• _OBJECTIVE_
In the listing below, locate the line with "Output the Python" and the line with "plt.rcParams['font.family'] = ['Lato', 'DejaVu", then output both and everything between them exactly, minus any pictures.

[Rows from a dataset of charts and code]
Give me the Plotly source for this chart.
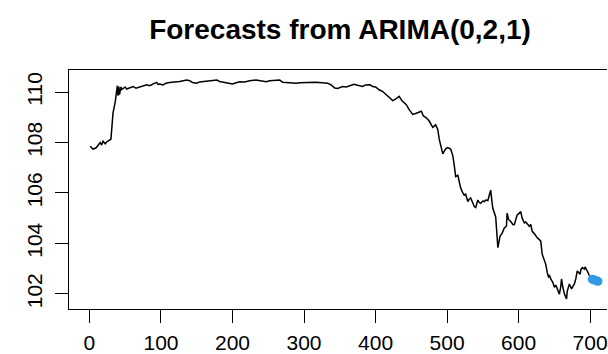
import plotly.graph_objects as go

t_index = [1, 5, 9, 15, 17, 19, 22, 24, 30, 31, 33, 36, 38, 39, 40, 41, 42, 44, 45, 47,
           50, 52, 57, 61, 65, 70, 75, 80, 84, 89, 94, 96, 98, 103, 107, 112, 119, 126, 136, 140,
           144, 150, 154, 161, 168, 172, 178, 182, 189, 196, 200, 204, 210, 217, 224, 233, 238, 242, 247, 252,
           259, 266, 270, 276, 281, 289, 294, 301, 308, 317, 325, 333, 338, 343, 347, 351, 354, 359, 365, 370,
           375, 379, 382, 386, 392, 396, 400, 405, 410, 415, 419, 424, 428, 433, 437, 443, 447, 452, 456, 459,
           464, 467, 471, 475, 480, 484, 487, 489, 491, 494, 498, 501, 505, 508, 510, 512, 515, 517, 519, 522,
           524, 526, 529, 531, 533, 536, 538, 540, 543, 545, 547, 550, 552, 554, 557, 559, 561, 563, 564, 568,
           570, 571, 574, 577, 580, 583, 584, 586, 589, 592, 594, 597, 598, 601, 603, 605, 608, 610, 615, 617,
           619, 623, 626, 629, 631, 633, 636, 638, 640, 642, 643, 645, 648, 650, 652, 654, 657, 659, 660, 662,
           664, 667, 668, 671, 673, 674, 676, 678, 680, 682, 684, 686, 687, 689, 692, 693, 695, 696, 699]
price = [107.85, 107.74, 107.78, 108.00, 107.90, 108.05, 107.95, 108.02, 108.13, 108.60, 109.18, 109.60, 109.96, 110.25, 109.85, 110.22, 109.90, 110.20, 110.10, 110.15,
         110.20, 110.12, 110.18, 110.22, 110.15, 110.20, 110.22, 110.29, 110.25, 110.33, 110.38, 110.30, 110.32, 110.28, 110.35, 110.38, 110.40, 110.42, 110.48, 110.45,
         110.38, 110.35, 110.40, 110.42, 110.45, 110.45, 110.48, 110.42, 110.38, 110.35, 110.32, 110.36, 110.41, 110.40, 110.45, 110.48, 110.45, 110.43, 110.41, 110.45,
         110.47, 110.48, 110.39, 110.37, 110.38, 110.35, 110.37, 110.38, 110.40, 110.39, 110.37, 110.35, 110.28, 110.16, 110.14, 110.18, 110.22, 110.20, 110.27, 110.31,
         110.27, 110.24, 110.22, 110.28, 110.29, 110.22, 110.20, 110.09, 110.02, 109.89, 109.78, 109.66, 109.72, 109.83, 109.65, 109.50, 109.30, 109.11, 109.15, 109.18,
         109.24, 109.05, 108.98, 108.85, 108.60, 108.70, 108.52, 108.13, 107.85, 107.55, 107.75, 107.80, 107.74, 107.48, 107.10, 106.65, 106.70, 106.40, 106.20, 106.00,
         105.91, 105.95, 105.66, 105.75, 105.80, 105.60, 105.46, 105.42, 105.72, 105.62, 105.59, 105.68, 105.66, 105.72, 105.70, 105.91, 106.11, 105.60, 105.39, 105.05,
         104.22, 103.83, 104.28, 104.41, 104.61, 104.68, 105.20, 104.95, 104.87, 104.75, 104.74, 105.00, 105.13, 105.20, 105.26, 105.00, 104.81, 104.85, 104.68, 104.75,
         104.48, 104.35, 104.22, 104.15, 104.09, 103.57, 103.35, 103.17, 102.85, 102.65, 102.75, 102.59, 102.45, 102.26, 102.35, 102.20, 101.99, 102.30, 102.59, 102.25,
         102.00, 101.80, 102.10, 102.39, 102.30, 102.20, 102.30, 102.39, 102.60, 102.91, 102.85, 102.78, 102.95, 103.04, 102.98, 103.07, 102.95, 102.91, 102.72]

# Point forecast
fc_index = [703, 711]
fc_value = [102.58, 102.50]

x_ticks = [0, 100, 200, 300, 400, 500, 600, 700]
y_ticks = [102, 104, 106, 108, 110]

FONT = "Liberation Sans, Arial, sans-serif"

fig = go.Figure()
fig.add_trace(go.Scatter(x=t_index, y=price, mode="lines",
                         line=dict(color="black", width=1.5), hoverinfo="skip"))
fig.add_trace(go.Scatter(x=fc_index, y=fc_value, mode="lines+markers",
                         line=dict(color="#3399e6", width=9),
                         marker=dict(color="#3399e6", size=9), hoverinfo="skip"))

fig.update_layout(
    width=608, height=354,
    margin=dict(l=69, r=0, t=70, b=42),
    plot_bgcolor="white", paper_bgcolor="white",
    showlegend=False,
    font=dict(family=FONT, color="black", size=21),
    title=dict(text="<b>Forecasts from ARIMA(0,2,1)</b>", x=340/608, xanchor="center",
               xref="container", y=1 - 29/354, yref="container", yanchor="middle",
               font=dict(family=FONT, size=28, color="black")),
    xaxis=dict(range=[-28.6, 723.6], tickvals=x_ticks, ticks="outside", ticklen=13,
               tickwidth=1.2, tickcolor="black", showline=True, linecolor="black",
               linewidth=1.3, mirror=True, showgrid=False, zeroline=False,
               ticklabelstandoff=2, ticklabeloverflow="allow", tickfont=dict(size=21)),
    yaxis=dict(range=[101.40, 110.873], tickvals=y_ticks, ticks="outside", ticklen=13,
               tickwidth=1.2, tickcolor="black", showline=True, linecolor="black",
               linewidth=1.3, mirror=False, showgrid=False, zeroline=False,
               tickangle=-90, ticklabelstandoff=4, tickfont=dict(size=21)),
)

fig.write_html("out.html")
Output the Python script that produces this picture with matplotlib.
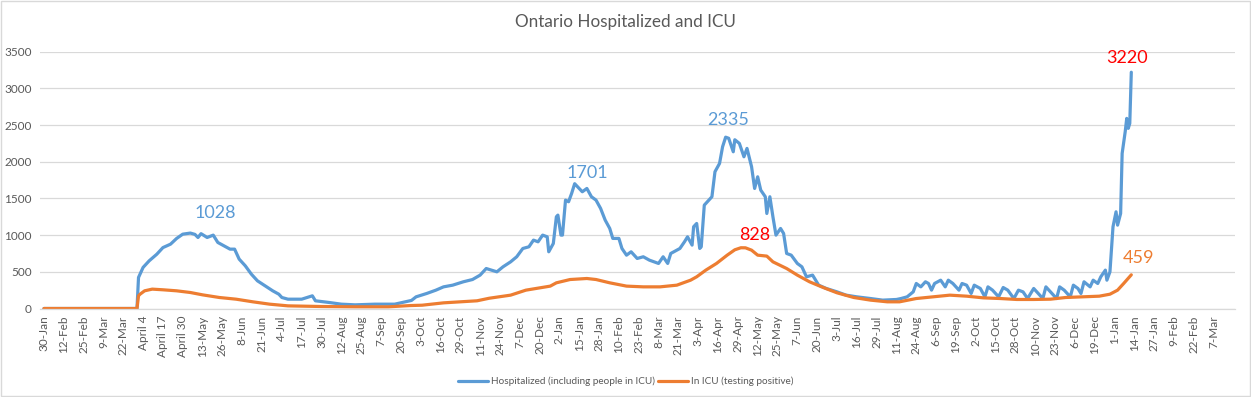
import matplotlib
matplotlib.use("Agg")
import matplotlib.pyplot as plt
from matplotlib.patches import Rectangle
import numpy as np

plt.rcParams['font.family'] = ['Lato', 'DejaVu Sans']

# ---- data (day index from 30-Jan-2020, value) ----
hosp_days = [0, 61, 62, 65, 69, 74, 78, 83, 87, 91, 96, 99, 101, 103, 107, 111, 114, 118, 122, 125,
             128, 132, 136, 140, 145, 150, 154, 156, 160, 169, 176, 178, 187, 195, 204, 217, 230, 237,
             241, 244, 251, 257, 262, 268, 275, 281, 286, 290, 297, 301, 306, 310, 314, 318, 321, 324,
             327, 330, 331, 334, 336, 337, 339, 340, 342, 344, 346, 348, 351, 353, 356, 359, 362, 365,
             368, 371, 373, 377, 379, 382, 385, 389, 393, 397, 403, 406, 409, 411, 413, 417, 420, 422,
             425, 426, 428, 430, 431, 433, 436, 438, 440, 443, 445, 447, 449, 452, 453, 456, 459, 461,
             464, 466, 468, 470, 473, 474, 476, 478, 480, 483, 485, 487, 490, 494, 497, 500, 504, 508,
             513, 520, 526, 533, 542, 550, 559, 562, 566, 570, 572, 575, 578, 580, 582, 584, 588, 591,
             593, 596, 600, 602, 605, 608, 610, 614, 617, 619, 622, 626, 629, 632, 636, 639, 642, 645,
             649, 652, 655, 657, 661, 664, 666, 669, 673, 675, 678, 680, 682, 686, 688, 691, 693, 696,
             697, 699, 701, 703, 704, 706, 707, 709, 710, 711, 712, 713]
hosp_vals = [0, 0, 423, 560, 650, 740, 830, 877, 955, 1013, 1028, 1010, 968, 1020, 968, 1000, 900, 855, 809, 809,
             673, 582, 468, 377, 309, 241, 195, 150, 127, 127, 173, 105, 82, 59, 50, 59, 59, 91,
             110, 159, 205, 250, 295, 318, 364, 395, 455, 545, 500, 568, 636, 705, 818, 841, 932, 909,
             1000, 977, 773, 886, 1250, 1273, 1000, 1000, 1477, 1455, 1568, 1701, 1636, 1591, 1636, 1523, 1477, 1364,
             1205, 1091, 955, 955, 818, 727, 773, 682, 705, 659, 614, 705, 614, 750, 773, 818, 909, 977,
             864, 1114, 1159, 818, 841, 1409, 1477, 1523, 1864, 1977, 2205, 2335, 2320, 2136, 2300, 2250, 2068, 2182,
             1932, 1636, 1795, 1614, 1523, 1295, 1523, 1250, 1000, 1091, 1023, 750, 727, 614, 568, 432, 455, 318,
             273, 227, 182, 159, 136, 114, 123, 136, 159, 227, 341, 295, 364, 341, 250, 341, 386, 295,
             386, 341, 250, 341, 318, 205, 318, 273, 159, 295, 250, 159, 286, 250, 136, 250, 227, 136,
             273, 205, 136, 295, 205, 136, 295, 250, 159, 318, 273, 205, 364, 295, 386, 341, 432, 523,
             386, 500, 1114, 1318, 1136, 1295, 2114, 2409, 2591, 2455, 2523, 3220]

icu_days = [0, 61, 62, 63, 66, 71, 78, 87, 96, 104, 115, 126, 137, 148, 160, 182, 204, 226, 240, 248,
            262, 284, 292, 306, 316, 332, 336, 345, 356, 362, 371, 382, 393, 404, 415, 424, 428, 434,
            441, 448, 453, 457, 460, 464, 468, 474, 478, 487, 494, 502, 511, 520, 531, 542, 553, 561,
            572, 583, 594, 605, 616, 627, 638, 649, 660, 670, 681, 692, 699, 704, 708, 713]
icu_vals = [0, 0, 173, 195, 241, 264, 255, 241, 218, 186, 150, 127, 91, 59, 36, 27, 23, 23, 40, 45,
            77, 105, 140, 182, 250, 305, 350, 395, 409, 395, 350, 305, 295, 295, 318, 386, 432, 523,
            614, 727, 800, 828, 827, 795, 727, 714, 636, 545, 455, 364, 286, 214, 150, 114, 91, 91,
            136, 159, 182, 168, 145, 136, 123, 123, 127, 150, 159, 168, 195, 250, 341, 459]

tick_labels = ["30-Jan", "12-Feb", "25-Feb", "9-Mar", "22-Mar", "April 4", "April 17", "April 30",
               "13-May", "26-May", "8-Jun", "21-Jun", "4-Jul", "17-Jul", "30-Jul", "12-Aug", "25-Aug",
               "7-Sep", "20-Sep", "3-Oct", "16-Oct", "29-Oct", "11-Nov", "24-Nov", "7-Dec", "20-Dec",
               "2-Jan", "15-Jan", "28-Jan", "10-Feb", "23-Feb", "8-Mar", "21-Mar", "3-Apr", "16-Apr",
               "29-Apr", "12-May", "25-May", "7-Jun", "20-Jun", "3-Jul", "16-Jul", "29-Jul", "11-Aug",
               "24-Aug", "6-Sep", "19-Sep", "2-Oct", "15-Oct", "28-Oct", "10-Nov", "23-Nov", "6-Dec",
               "19-Dec", "1-Jan", "14-Jan", "27-Jan", "9-Feb", "22-Feb", "7-Mar"]
tick_step = 13

BLUE = "#5B9BD5"
ORANGE = "#ED7D31"
GRAY = "#595959"
GRID = "#D9D9D9"

fig = plt.figure(figsize=(12.51, 3.97), dpi=100)
ax = fig.add_axes([40 / 1251, 88.5 / 397, 1195 / 1251, 256.8 / 397])

l1, = ax.plot(hosp_days, hosp_vals, color=BLUE, lw=2.3, solid_joinstyle='round',
              solid_capstyle='round', label="Hospitalized (including people in ICU)")
l2, = ax.plot(icu_days, icu_vals, color=ORANGE, lw=2.3, solid_joinstyle='round',
              solid_capstyle='round', label="In ICU (testing positive)")

ax.set_ylim(0, 3500)
ax.set_xlim(-2.6, 781)
ax.set_yticks(np.arange(0, 3501, 500))
ax.set_xticks(np.arange(len(tick_labels)) * tick_step)
ax.set_xticklabels(tick_labels, rotation=90, fontsize=8.5, color=GRAY)
ax.tick_params(axis='y', labelsize=8.5, labelcolor=GRAY, length=0, pad=6)
ax.tick_params(axis='x', length=0, pad=5)
ax.grid(axis='y', color=GRID, lw=0.9)
ax.set_axisbelow(True)
for s in ['top', 'right', 'left']:
    ax.spines[s].set_visible(False)
ax.spines['bottom'].set_color(GRID)
ax.spines['bottom'].set_linewidth(0.9)

# annotations
ax.text(112, 1300, "1028", color=BLUE, fontsize=13, ha='center', va='center')
ax.text(356.5, 1845, "1701", color=BLUE, fontsize=13, ha='center', va='center')
ax.text(448.5, 2568, "2335", color=BLUE, fontsize=13, ha='center', va='center')
ax.text(466, 1001, "828", color="#FF0000", fontsize=13, ha='center', va='center')
ax.text(710, 3410, "3220", color="#FF0000", fontsize=13, ha='center', va='center')
ax.text(717.5, 688, "459", color=ORANGE, fontsize=13, ha='center', va='center')

fig.text(0.5, 1 - 22 / 397, "Ontario Hospitalized and ICU", ha='center', va='center',
         fontsize=12.3, color=GRAY)

fig.legend(handles=[l1, l2], loc='center', bbox_to_anchor=(0.5, 15.5 / 397), ncol=2,
           frameon=False, fontsize=7.2, labelcolor=GRAY, handlelength=3.0, columnspacing=0.3,
           handletextpad=0.3)

fig.add_artist(Rectangle((0.0008, 0.0025), 0.9984, 0.995, transform=fig.transFigure,
                         fill=False, edgecolor=GRID, lw=1.0))

fig.savefig("out.png", dpi=100)
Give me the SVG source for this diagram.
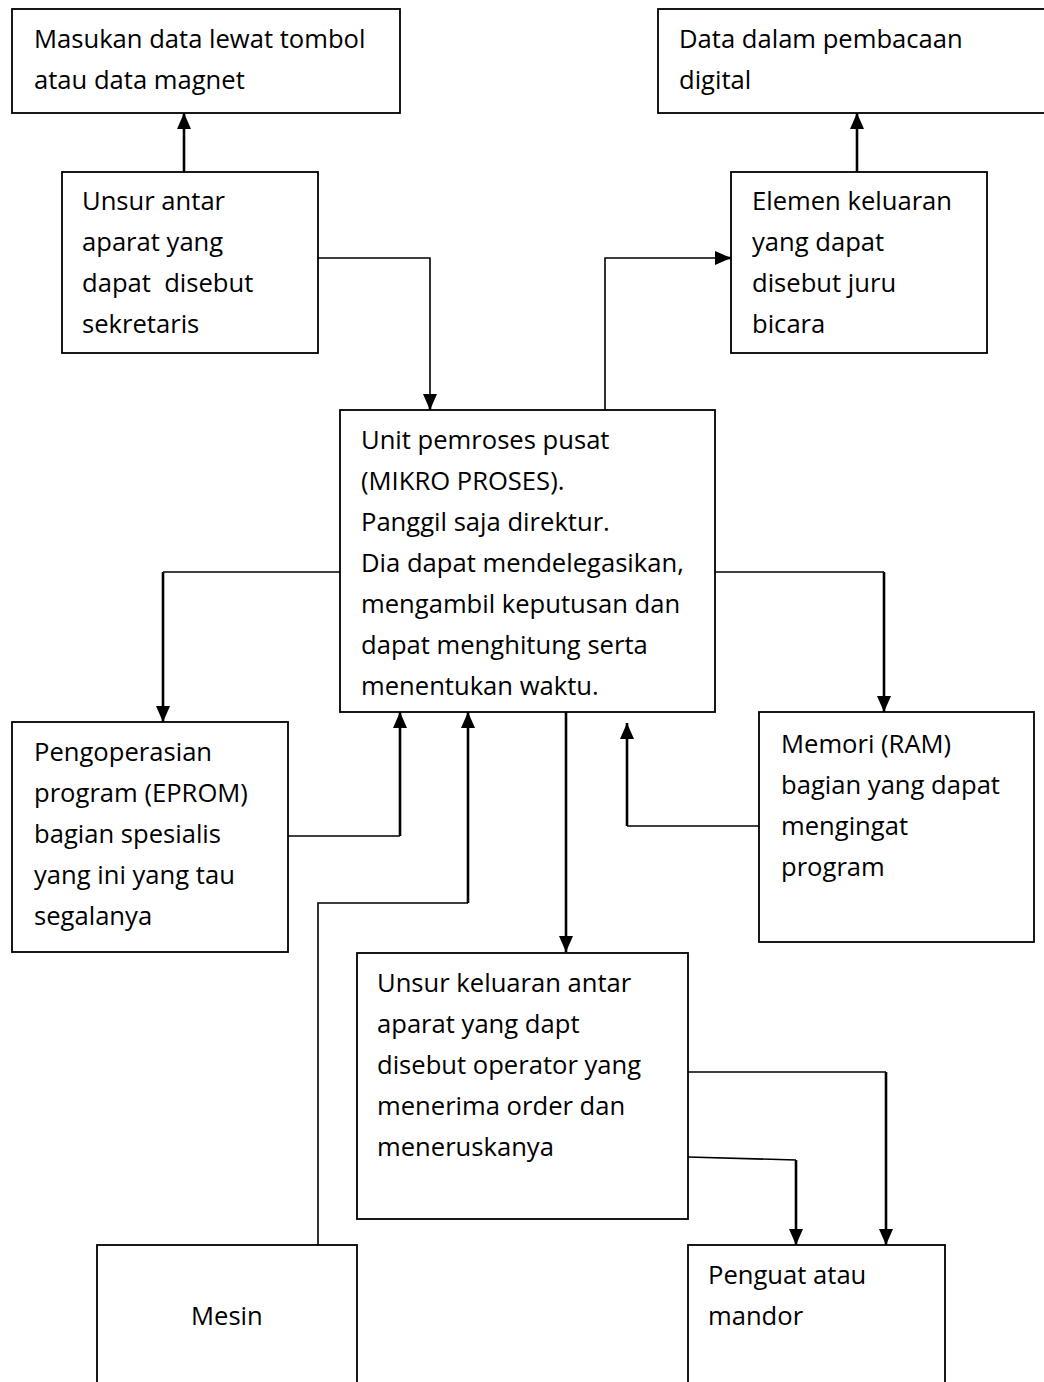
<svg xmlns="http://www.w3.org/2000/svg" width="1044" height="1382" viewBox="0 0 1044 1382">
<style>
.box{fill:#fff;stroke:#000;stroke-width:1.8}
.t{font-family:"Open Sans","Noto Sans",sans-serif;font-size:25.6px;fill:#000}
.c{fill:none;stroke:#000;stroke-width:1.6}
.ca{fill:none;stroke:#000;stroke-width:2.6;marker-end:url(#ah)}
</style>
<defs>
<marker id="ah" viewBox="0 0 16 14" refX="16" refY="7" markerWidth="16" markerHeight="14" markerUnits="userSpaceOnUse" orient="auto">
<path d="M0,0 L16,7 L0,14 Z" fill="#000"/>
</marker>
</defs>
<rect width="1044" height="1382" fill="#fff"/>
<g id="connectors">
<path class="ca" d="M184,172 V113"/>
<path class="ca" d="M857,172 V113"/>
<path class="c" d="M318,258 H430 V395"/>
<path class="ca" d="M430,394 V410"/>
<path class="c" d="M605,410 V258 H718"/>
<path class="ca" d="M716,258 H731"/>
<path class="c" d="M340,572 H163"/>
<path class="ca" d="M163,572 V722"/>
<path class="c" d="M715,572 H884"/>
<path class="ca" d="M884,572 V712"/>
<path class="c" d="M288,836 H400"/>
<path class="ca" d="M400,836 V712"/>
<path class="c" d="M318,1245 V903 H468"/>
<path class="ca" d="M468,903 V712"/>
<path class="c" d="M759,826 H627"/>
<path class="ca" d="M627,826 V723"/>
<path class="ca" d="M566,712 V952"/>
<path class="c" d="M688,1072 H886"/>
<path class="ca" d="M886,1072 V1245"/>
<path class="c" d="M688,1157 L796,1160"/>
<path class="ca" d="M796,1160 V1245"/>
</g>
<g id="n1"><rect class="box" x="12" y="9" width="388" height="104"/>
<text class="t" x="34" y="48">Masukan data lewat tombol</text>
<text class="t" x="34" y="89">atau data magnet</text></g>
<g id="n2"><rect class="box" x="62" y="172" width="256" height="181"/>
<text class="t" x="82" y="210">Unsur antar</text>
<text class="t" x="82" y="251">aparat yang</text>
<text class="t" x="82" y="292" xml:space="preserve">dapat  disebut</text>
<text class="t" x="82" y="333">sekretaris</text></g>
<g id="n3"><rect class="box" x="658" y="9" width="400" height="104"/>
<text class="t" x="679" y="48">Data dalam pembacaan</text>
<text class="t" x="679" y="89">digital</text></g>
<g id="n4"><rect class="box" x="731" y="172" width="256" height="181"/>
<text class="t" x="752" y="210">Elemen keluaran</text>
<text class="t" x="752" y="251">yang dapat</text>
<text class="t" x="752" y="292">disebut juru</text>
<text class="t" x="752" y="333">bicara</text></g>
<g id="n5"><rect class="box" x="340" y="410" width="375" height="302"/>
<text class="t" x="361" y="449">Unit pemroses pusat</text>
<text class="t" x="361" y="490">(MIKRO PROSES).</text>
<text class="t" x="361" y="531">Panggil saja direktur.</text>
<text class="t" x="361" y="572">Dia dapat mendelegasikan,</text>
<text class="t" x="361" y="613">mengambil keputusan dan</text>
<text class="t" x="361" y="654">dapat menghitung serta</text>
<text class="t" x="361" y="695">menentukan waktu.</text></g>
<g id="n6"><rect class="box" x="12" y="722" width="276" height="230"/>
<text class="t" x="34" y="761">Pengoperasian</text>
<text class="t" x="34" y="802">program (EPROM)</text>
<text class="t" x="34" y="843">bagian spesialis</text>
<text class="t" x="34" y="884">yang ini yang tau</text>
<text class="t" x="34" y="925">segalanya</text></g>
<g id="n7"><rect class="box" x="759" y="712" width="275" height="230"/>
<text class="t" x="781" y="753">Memori (RAM)</text>
<text class="t" x="781" y="794">bagian yang dapat</text>
<text class="t" x="781" y="835">mengingat</text>
<text class="t" x="781" y="876">program</text></g>
<g id="n8"><rect class="box" x="357" y="953" width="331" height="266"/>
<text class="t" x="377" y="992">Unsur keluaran antar</text>
<text class="t" x="377" y="1033">aparat yang dapt</text>
<text class="t" x="377" y="1074">disebut operator yang</text>
<text class="t" x="377" y="1115">menerima order dan</text>
<text class="t" x="377" y="1156">meneruskanya</text></g>
<g id="n9"><rect class="box" x="97" y="1245" width="260" height="150"/>
<text class="t" x="191" y="1325">Mesin</text></g>
<g id="n10"><rect class="box" x="688" y="1245" width="257" height="150"/>
<text class="t" x="708" y="1284">Penguat atau</text>
<text class="t" x="708" y="1325">mandor</text></g>
</svg>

• _REPLY_
Output the Python script that produces this picture with matplotlib.
import matplotlib
matplotlib.use("Agg")
import matplotlib.pyplot as plt
from matplotlib.patches import Rectangle
import numpy as np

plt.rcParams['font.family'] = ['Lato', 'DejaVu Sans']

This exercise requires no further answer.